WHAT YOU SHOULD DO => Below are the records; copy each line in them that holds the word "this".

··········

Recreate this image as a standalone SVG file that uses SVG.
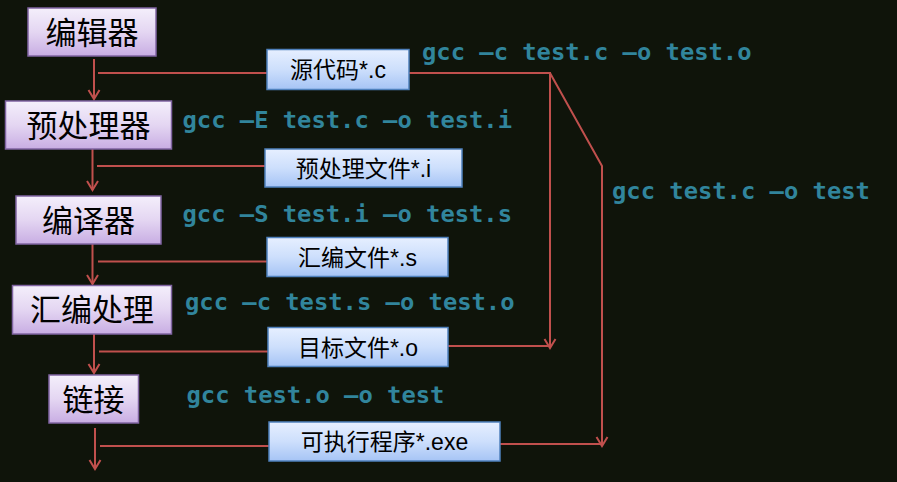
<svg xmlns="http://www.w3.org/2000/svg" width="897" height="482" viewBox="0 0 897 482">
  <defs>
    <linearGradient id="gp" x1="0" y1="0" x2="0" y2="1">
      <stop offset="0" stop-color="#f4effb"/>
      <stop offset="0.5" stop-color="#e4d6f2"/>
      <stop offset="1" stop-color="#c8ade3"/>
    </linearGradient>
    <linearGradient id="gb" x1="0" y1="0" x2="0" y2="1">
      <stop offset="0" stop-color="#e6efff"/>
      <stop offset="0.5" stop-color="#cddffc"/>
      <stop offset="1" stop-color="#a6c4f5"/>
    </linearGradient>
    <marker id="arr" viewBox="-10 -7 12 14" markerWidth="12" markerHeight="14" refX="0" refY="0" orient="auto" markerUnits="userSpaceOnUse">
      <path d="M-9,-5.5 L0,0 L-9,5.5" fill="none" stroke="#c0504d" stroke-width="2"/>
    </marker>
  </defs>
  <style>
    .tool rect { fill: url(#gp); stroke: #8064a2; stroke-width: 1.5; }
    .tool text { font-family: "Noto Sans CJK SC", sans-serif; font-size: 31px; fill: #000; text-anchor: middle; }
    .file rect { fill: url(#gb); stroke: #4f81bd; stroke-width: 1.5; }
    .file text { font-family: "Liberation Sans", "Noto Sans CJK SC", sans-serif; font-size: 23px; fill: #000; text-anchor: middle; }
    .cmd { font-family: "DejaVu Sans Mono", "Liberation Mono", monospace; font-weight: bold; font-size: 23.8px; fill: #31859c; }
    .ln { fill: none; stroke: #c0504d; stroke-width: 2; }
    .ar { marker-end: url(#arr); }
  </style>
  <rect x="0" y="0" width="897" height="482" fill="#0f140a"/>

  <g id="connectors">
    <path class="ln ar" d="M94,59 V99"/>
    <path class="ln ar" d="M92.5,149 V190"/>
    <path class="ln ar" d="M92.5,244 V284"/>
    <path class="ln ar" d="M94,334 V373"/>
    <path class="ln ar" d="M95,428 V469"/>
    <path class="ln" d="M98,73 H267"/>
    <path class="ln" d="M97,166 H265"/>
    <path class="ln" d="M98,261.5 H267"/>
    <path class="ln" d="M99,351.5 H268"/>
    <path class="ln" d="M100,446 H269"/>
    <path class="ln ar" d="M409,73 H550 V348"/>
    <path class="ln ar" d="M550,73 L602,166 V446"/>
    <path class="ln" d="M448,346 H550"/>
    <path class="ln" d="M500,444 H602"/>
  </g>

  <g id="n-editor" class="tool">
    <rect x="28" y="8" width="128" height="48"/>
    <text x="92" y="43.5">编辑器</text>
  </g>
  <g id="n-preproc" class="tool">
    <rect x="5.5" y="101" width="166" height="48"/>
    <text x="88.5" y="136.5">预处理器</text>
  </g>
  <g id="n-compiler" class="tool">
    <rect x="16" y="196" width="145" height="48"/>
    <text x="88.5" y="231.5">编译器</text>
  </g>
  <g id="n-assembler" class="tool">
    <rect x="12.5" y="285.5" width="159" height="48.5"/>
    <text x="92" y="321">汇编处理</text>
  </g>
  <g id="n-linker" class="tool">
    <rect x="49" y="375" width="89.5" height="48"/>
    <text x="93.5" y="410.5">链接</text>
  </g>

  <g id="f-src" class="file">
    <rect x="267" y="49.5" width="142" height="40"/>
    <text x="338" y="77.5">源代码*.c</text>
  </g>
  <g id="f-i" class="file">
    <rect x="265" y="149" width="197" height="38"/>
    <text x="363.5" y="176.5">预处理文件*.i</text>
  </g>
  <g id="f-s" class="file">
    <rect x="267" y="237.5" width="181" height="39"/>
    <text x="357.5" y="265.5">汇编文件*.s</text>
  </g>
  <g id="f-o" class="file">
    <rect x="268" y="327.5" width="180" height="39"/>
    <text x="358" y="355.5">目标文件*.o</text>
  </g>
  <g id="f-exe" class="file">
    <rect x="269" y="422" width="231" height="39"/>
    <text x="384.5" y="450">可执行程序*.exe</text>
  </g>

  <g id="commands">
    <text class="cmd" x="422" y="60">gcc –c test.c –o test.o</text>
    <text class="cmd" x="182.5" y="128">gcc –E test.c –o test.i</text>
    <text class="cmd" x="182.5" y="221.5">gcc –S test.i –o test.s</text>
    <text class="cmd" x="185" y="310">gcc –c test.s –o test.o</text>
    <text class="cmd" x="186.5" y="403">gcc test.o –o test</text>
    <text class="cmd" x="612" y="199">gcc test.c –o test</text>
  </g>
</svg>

··········

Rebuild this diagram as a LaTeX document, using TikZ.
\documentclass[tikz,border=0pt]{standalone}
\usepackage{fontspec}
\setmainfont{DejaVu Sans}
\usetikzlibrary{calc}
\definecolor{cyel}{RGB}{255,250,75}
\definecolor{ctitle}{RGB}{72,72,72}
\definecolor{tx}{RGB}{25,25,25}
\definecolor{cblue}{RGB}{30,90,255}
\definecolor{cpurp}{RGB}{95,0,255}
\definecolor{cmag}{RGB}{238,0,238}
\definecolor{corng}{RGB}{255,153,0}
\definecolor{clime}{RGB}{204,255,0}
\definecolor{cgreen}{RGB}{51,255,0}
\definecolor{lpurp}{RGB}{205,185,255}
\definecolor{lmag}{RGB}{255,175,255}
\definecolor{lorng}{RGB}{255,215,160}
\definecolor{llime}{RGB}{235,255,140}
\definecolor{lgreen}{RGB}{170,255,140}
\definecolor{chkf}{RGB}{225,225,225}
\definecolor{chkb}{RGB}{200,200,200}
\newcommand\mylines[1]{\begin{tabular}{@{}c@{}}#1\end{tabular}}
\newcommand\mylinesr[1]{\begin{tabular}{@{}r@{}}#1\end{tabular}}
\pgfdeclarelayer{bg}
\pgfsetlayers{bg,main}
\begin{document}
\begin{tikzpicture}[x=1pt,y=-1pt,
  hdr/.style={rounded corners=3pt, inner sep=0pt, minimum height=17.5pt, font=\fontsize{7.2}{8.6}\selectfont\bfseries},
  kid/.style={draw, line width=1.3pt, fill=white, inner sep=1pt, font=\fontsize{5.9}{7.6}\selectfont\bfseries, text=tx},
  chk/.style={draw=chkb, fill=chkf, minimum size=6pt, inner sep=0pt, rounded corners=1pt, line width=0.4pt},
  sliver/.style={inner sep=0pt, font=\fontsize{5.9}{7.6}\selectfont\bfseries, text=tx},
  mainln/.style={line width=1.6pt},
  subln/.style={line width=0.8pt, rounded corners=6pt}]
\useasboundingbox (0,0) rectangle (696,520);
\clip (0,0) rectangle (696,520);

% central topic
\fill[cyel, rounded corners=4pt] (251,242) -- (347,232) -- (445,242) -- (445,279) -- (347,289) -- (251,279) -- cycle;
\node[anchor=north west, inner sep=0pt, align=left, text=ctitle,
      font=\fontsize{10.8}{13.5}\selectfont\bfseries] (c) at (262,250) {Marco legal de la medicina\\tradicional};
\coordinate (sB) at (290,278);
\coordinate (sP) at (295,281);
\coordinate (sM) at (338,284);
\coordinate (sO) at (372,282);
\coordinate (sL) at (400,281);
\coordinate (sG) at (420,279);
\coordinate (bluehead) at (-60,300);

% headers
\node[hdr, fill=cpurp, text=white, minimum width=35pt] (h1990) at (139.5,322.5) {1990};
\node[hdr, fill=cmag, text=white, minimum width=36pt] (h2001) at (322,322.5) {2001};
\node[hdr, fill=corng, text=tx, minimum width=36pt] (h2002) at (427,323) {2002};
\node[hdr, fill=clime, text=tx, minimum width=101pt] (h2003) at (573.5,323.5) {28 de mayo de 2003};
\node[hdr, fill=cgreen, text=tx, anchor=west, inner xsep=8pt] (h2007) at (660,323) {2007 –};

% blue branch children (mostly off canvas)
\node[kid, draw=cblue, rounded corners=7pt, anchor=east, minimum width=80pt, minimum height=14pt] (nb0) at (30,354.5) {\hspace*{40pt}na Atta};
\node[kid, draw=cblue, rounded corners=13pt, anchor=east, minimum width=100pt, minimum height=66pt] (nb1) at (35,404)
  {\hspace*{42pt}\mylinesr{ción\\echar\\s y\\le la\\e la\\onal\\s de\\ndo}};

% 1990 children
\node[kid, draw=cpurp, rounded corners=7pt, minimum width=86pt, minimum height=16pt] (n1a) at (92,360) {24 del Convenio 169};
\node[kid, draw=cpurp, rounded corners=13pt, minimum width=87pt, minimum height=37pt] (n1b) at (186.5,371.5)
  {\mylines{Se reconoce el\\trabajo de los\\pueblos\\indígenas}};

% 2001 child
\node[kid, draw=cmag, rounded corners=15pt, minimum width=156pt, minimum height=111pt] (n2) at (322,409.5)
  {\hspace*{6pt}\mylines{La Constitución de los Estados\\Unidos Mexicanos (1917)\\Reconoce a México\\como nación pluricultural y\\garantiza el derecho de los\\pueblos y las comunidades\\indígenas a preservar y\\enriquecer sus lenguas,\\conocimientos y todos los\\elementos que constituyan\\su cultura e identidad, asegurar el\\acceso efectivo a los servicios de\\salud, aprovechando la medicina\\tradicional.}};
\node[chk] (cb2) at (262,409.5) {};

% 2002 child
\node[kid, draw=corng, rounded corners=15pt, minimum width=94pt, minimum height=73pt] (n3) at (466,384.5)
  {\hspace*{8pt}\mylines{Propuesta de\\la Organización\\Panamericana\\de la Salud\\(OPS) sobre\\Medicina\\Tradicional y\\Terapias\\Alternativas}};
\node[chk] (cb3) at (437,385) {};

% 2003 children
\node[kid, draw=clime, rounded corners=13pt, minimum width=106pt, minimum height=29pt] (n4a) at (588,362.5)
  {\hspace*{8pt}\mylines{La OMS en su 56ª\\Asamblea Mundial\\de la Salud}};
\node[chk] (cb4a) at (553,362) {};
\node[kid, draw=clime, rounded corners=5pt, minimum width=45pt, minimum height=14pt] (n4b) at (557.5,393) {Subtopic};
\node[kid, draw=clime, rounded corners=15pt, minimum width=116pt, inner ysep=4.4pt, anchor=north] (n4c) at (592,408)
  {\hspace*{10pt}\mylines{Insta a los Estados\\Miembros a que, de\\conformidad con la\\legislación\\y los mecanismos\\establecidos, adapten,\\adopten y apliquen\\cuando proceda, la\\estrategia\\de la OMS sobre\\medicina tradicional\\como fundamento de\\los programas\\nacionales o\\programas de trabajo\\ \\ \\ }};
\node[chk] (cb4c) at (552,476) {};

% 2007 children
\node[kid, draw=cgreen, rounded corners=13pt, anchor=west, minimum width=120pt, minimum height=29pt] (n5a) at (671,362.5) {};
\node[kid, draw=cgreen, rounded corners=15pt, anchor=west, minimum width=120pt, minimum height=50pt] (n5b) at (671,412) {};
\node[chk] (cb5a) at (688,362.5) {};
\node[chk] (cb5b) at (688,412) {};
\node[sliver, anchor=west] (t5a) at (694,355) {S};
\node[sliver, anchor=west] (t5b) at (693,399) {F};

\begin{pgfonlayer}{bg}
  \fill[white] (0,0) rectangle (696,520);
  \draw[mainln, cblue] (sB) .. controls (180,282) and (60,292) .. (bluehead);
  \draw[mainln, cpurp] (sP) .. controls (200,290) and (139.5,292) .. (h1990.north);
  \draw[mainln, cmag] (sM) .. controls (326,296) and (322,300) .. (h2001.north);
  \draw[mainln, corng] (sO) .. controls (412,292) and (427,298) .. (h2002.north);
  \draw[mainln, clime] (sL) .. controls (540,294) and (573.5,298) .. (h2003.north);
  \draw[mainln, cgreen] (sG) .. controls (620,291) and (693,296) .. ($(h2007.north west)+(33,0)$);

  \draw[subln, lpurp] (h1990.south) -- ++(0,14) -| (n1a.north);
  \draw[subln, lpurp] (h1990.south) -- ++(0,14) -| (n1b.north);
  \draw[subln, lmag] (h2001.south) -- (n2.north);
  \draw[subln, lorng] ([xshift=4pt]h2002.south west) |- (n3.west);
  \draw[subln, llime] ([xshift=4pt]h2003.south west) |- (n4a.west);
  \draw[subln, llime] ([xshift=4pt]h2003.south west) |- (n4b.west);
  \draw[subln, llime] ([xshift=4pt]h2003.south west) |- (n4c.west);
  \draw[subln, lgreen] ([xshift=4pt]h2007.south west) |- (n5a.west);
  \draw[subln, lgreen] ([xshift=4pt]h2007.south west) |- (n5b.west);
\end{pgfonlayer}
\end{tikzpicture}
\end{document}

··········

THE ANSWER =>
Recreate this image as a standalone SVG file that uses SVG.
Rebuild this diagram as a LaTeX document, using TikZ.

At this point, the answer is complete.